(DATA)
— BEGIN —
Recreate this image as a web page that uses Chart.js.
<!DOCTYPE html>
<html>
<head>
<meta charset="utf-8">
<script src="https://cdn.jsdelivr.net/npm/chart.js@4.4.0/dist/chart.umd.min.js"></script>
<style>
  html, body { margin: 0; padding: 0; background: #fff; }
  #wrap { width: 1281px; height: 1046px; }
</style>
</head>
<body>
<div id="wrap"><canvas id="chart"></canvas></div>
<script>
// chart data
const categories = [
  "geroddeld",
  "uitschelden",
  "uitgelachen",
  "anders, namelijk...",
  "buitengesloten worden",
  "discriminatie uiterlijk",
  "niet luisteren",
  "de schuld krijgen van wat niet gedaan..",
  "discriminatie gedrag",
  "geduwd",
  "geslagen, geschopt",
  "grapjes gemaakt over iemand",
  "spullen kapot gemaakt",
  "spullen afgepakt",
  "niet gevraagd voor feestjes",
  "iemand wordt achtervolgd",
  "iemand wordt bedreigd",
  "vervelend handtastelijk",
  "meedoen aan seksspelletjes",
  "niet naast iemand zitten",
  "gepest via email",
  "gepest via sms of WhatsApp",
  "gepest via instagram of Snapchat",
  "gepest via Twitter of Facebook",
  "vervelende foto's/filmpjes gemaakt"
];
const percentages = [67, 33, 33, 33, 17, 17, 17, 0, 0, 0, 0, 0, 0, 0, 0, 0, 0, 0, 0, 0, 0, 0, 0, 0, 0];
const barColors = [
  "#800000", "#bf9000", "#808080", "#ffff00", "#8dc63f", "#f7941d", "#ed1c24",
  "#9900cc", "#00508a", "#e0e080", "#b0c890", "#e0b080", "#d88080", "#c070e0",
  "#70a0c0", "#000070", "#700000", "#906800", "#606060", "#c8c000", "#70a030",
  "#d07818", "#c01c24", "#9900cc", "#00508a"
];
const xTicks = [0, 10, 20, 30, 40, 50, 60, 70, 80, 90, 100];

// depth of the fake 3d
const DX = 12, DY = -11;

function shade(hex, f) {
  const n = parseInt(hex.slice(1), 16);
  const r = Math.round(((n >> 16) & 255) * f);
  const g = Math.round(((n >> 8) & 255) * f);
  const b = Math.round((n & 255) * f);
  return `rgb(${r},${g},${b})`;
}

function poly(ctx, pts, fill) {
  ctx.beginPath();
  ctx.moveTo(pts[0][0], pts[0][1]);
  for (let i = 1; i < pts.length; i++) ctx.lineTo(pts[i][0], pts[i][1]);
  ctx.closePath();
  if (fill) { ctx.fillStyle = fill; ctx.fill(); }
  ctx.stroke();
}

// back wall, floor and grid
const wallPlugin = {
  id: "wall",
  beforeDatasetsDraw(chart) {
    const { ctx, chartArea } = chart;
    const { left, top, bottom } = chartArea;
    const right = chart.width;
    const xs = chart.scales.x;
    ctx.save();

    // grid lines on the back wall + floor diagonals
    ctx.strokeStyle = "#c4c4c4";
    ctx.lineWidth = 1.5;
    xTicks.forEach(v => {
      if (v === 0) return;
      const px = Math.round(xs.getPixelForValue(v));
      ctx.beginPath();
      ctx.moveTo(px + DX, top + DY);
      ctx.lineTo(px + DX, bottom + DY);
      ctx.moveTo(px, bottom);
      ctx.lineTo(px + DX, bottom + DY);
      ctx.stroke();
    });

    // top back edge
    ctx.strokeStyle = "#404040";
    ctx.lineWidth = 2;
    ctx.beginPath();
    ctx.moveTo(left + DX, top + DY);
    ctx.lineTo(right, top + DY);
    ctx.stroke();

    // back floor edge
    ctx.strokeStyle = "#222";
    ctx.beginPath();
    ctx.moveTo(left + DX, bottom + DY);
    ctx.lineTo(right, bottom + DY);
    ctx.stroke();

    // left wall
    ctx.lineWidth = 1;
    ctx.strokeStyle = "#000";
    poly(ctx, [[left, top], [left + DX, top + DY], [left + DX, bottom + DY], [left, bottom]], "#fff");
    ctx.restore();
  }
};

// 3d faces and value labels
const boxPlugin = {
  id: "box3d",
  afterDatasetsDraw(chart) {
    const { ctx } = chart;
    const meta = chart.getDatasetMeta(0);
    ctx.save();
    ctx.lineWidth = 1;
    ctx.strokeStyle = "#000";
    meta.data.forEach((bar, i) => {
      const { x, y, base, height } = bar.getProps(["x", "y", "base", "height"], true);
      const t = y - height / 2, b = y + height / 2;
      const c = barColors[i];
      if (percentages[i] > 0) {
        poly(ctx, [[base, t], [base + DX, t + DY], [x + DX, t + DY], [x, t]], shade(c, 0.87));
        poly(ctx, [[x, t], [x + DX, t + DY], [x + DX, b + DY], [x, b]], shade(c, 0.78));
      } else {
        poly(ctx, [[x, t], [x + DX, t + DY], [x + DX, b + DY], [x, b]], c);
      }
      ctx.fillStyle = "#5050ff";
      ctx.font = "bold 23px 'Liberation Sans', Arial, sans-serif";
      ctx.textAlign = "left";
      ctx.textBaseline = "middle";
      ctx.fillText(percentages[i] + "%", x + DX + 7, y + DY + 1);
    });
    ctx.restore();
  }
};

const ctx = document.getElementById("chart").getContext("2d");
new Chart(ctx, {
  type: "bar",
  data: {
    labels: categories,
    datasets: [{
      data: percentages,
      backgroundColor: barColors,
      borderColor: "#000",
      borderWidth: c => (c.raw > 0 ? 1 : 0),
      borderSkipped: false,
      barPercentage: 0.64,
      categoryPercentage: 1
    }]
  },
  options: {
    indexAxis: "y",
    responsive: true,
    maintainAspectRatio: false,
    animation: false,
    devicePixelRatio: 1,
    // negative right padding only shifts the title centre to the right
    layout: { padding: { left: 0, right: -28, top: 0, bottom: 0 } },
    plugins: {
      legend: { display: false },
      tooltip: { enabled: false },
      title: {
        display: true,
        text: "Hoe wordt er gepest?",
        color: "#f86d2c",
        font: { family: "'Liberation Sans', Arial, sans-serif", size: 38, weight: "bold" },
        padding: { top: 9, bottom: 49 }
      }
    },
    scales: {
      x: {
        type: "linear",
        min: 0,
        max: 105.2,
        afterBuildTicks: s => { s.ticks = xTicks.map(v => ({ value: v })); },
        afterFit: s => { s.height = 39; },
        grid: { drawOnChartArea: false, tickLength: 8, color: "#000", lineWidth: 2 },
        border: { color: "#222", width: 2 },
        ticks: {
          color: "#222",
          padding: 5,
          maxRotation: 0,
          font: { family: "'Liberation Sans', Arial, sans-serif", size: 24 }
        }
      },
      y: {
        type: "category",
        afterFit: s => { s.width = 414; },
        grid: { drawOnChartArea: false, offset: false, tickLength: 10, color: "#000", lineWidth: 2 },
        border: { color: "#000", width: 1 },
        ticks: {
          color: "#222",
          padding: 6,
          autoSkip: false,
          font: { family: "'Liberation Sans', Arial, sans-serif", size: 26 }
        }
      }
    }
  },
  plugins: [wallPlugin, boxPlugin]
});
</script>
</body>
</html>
— END —
(TASK DETAILS) Nothing should be left out: repeat all of the data exactly.

(PROBLEM SOLUTION)
Recreate this image as a web page that uses Chart.js.
<!DOCTYPE html>
<html>
<head>
<meta charset="utf-8">
<script src="https://cdn.jsdelivr.net/npm/chart.js@4.4.0/dist/chart.umd.min.js"></script>
<style>
  html, body { margin: 0; padding: 0; background: #fff; }
  #wrap { width: 1281px; height: 1046px; }
</style>
</head>
<body>
<div id="wrap"><canvas id="chart"></canvas></div>
<script>
// chart data
const categories = [
  "geroddeld",
  "uitschelden",
  "uitgelachen",
  "anders, namelijk...",
  "buitengesloten worden",
  "discriminatie uiterlijk",
  "niet luisteren",
  "de schuld krijgen van wat niet gedaan..",
  "discriminatie gedrag",
  "geduwd",
  "geslagen, geschopt",
  "grapjes gemaakt over iemand",
  "spullen kapot gemaakt",
  "spullen afgepakt",
  "niet gevraagd voor feestjes",
  "iemand wordt achtervolgd",
  "iemand wordt bedreigd",
  "vervelend handtastelijk",
  "meedoen aan seksspelletjes",
  "niet naast iemand zitten",
  "gepest via email",
  "gepest via sms of WhatsApp",
  "gepest via instagram of Snapchat",
  "gepest via Twitter of Facebook",
  "vervelende foto's/filmpjes gemaakt"
];
const percentages = [67, 33, 33, 33, 17, 17, 17, 0, 0, 0, 0, 0, 0, 0, 0, 0, 0, 0, 0, 0, 0, 0, 0, 0, 0];
const barColors = [
  "#800000", "#bf9000", "#808080", "#ffff00", "#8dc63f", "#f7941d", "#ed1c24",
  "#9900cc", "#00508a", "#e0e080", "#b0c890", "#e0b080", "#d88080", "#c070e0",
  "#70a0c0", "#000070", "#700000", "#906800", "#606060", "#c8c000", "#70a030",
  "#d07818", "#c01c24", "#9900cc", "#00508a"
];
const xTicks = [0, 10, 20, 30, 40, 50, 60, 70, 80, 90, 100];

// depth of the fake 3d
const DX = 12, DY = -11;

function shade(hex, f) {
  const n = parseInt(hex.slice(1), 16);
  const r = Math.round(((n >> 16) & 255) * f);
  const g = Math.round(((n >> 8) & 255) * f);
  const b = Math.round((n & 255) * f);
  return `rgb(${r},${g},${b})`;
}

function poly(ctx, pts, fill) {
  ctx.beginPath();
  ctx.moveTo(pts[0][0], pts[0][1]);
  for (let i = 1; i < pts.length; i++) ctx.lineTo(pts[i][0], pts[i][1]);
  ctx.closePath();
  if (fill) { ctx.fillStyle = fill; ctx.fill(); }
  ctx.stroke();
}

// back wall, floor and grid
const wallPlugin = {
  id: "wall",
  beforeDatasetsDraw(chart) {
    const { ctx, chartArea } = chart;
    const { left, top, bottom } = chartArea;
    const right = chart.width;
    const xs = chart.scales.x;
    ctx.save();

    // grid lines on the back wall + floor diagonals
    ctx.strokeStyle = "#c4c4c4";
    ctx.lineWidth = 1.5;
    xTicks.forEach(v => {
      if (v === 0) return;
      const px = Math.round(xs.getPixelForValue(v));
      ctx.beginPath();
      ctx.moveTo(px + DX, top + DY);
      ctx.lineTo(px + DX, bottom + DY);
      ctx.moveTo(px, bottom);
      ctx.lineTo(px + DX, bottom + DY);
      ctx.stroke();
    });

    // top back edge
    ctx.strokeStyle = "#404040";
    ctx.lineWidth = 2;
    ctx.beginPath();
    ctx.moveTo(left + DX, top + DY);
    ctx.lineTo(right, top + DY);
    ctx.stroke();

    // back floor edge
    ctx.strokeStyle = "#222";
    ctx.beginPath();
    ctx.moveTo(left + DX, bottom + DY);
    ctx.lineTo(right, bottom + DY);
    ctx.stroke();

    // left wall
    ctx.lineWidth = 1;
    ctx.strokeStyle = "#000";
    poly(ctx, [[left, top], [left + DX, top + DY], [left + DX, bottom + DY], [left, bottom]], "#fff");
    ctx.restore();
  }
};

// 3d faces and value labels
const boxPlugin = {
  id: "box3d",
  afterDatasetsDraw(chart) {
    const { ctx } = chart;
    const meta = chart.getDatasetMeta(0);
    ctx.save();
    ctx.lineWidth = 1;
    ctx.strokeStyle = "#000";
    meta.data.forEach((bar, i) => {
      const { x, y, base, height } = bar.getProps(["x", "y", "base", "height"], true);
      const t = y - height / 2, b = y + height / 2;
      const c = barColors[i];
      if (percentages[i] > 0) {
        poly(ctx, [[base, t], [base + DX, t + DY], [x + DX, t + DY], [x, t]], shade(c, 0.87));
        poly(ctx, [[x, t], [x + DX, t + DY], [x + DX, b + DY], [x, b]], shade(c, 0.78));
      } else {
        poly(ctx, [[x, t], [x + DX, t + DY], [x + DX, b + DY], [x, b]], c);
      }
      ctx.fillStyle = "#5050ff";
      ctx.font = "bold 23px 'Liberation Sans', Arial, sans-serif";
      ctx.textAlign = "left";
      ctx.textBaseline = "middle";
      ctx.fillText(percentages[i] + "%", x + DX + 7, y + DY + 1);
    });
    ctx.restore();
  }
};

const ctx = document.getElementById("chart").getContext("2d");
new Chart(ctx, {
  type: "bar",
  data: {
    labels: categories,
    datasets: [{
      data: percentages,
      backgroundColor: barColors,
      borderColor: "#000",
      borderWidth: c => (c.raw > 0 ? 1 : 0),
      borderSkipped: false,
      barPercentage: 0.64,
      categoryPercentage: 1
    }]
  },
  options: {
    indexAxis: "y",
    responsive: true,
    maintainAspectRatio: false,
    animation: false,
    devicePixelRatio: 1,
    // negative right padding only shifts the title centre to the right
    layout: { padding: { left: 0, right: -28, top: 0, bottom: 0 } },
    plugins: {
      legend: { display: false },
      tooltip: { enabled: false },
      title: {
        display: true,
        text: "Hoe wordt er gepest?",
        color: "#f86d2c",
        font: { family: "'Liberation Sans', Arial, sans-serif", size: 38, weight: "bold" },
        padding: { top: 9, bottom: 49 }
      }
    },
    scales: {
      x: {
        type: "linear",
        min: 0,
        max: 105.2,
        afterBuildTicks: s => { s.ticks = xTicks.map(v => ({ value: v })); },
        afterFit: s => { s.height = 39; },
        grid: { drawOnChartArea: false, tickLength: 8, color: "#000", lineWidth: 2 },
        border: { color: "#222", width: 2 },
        ticks: {
          color: "#222",
          padding: 5,
          maxRotation: 0,
          font: { family: "'Liberation Sans', Arial, sans-serif", size: 24 }
        }
      },
      y: {
        type: "category",
        afterFit: s => { s.width = 414; },
        grid: { drawOnChartArea: false, offset: false, tickLength: 10, color: "#000", lineWidth: 2 },
        border: { color: "#000", width: 1 },
        ticks: {
          color: "#222",
          padding: 6,
          autoSkip: false,
          font: { family: "'Liberation Sans', Arial, sans-serif", size: 26 }
        }
      }
    }
  },
  plugins: [wallPlugin, boxPlugin]
});
</script>
</body>
</html>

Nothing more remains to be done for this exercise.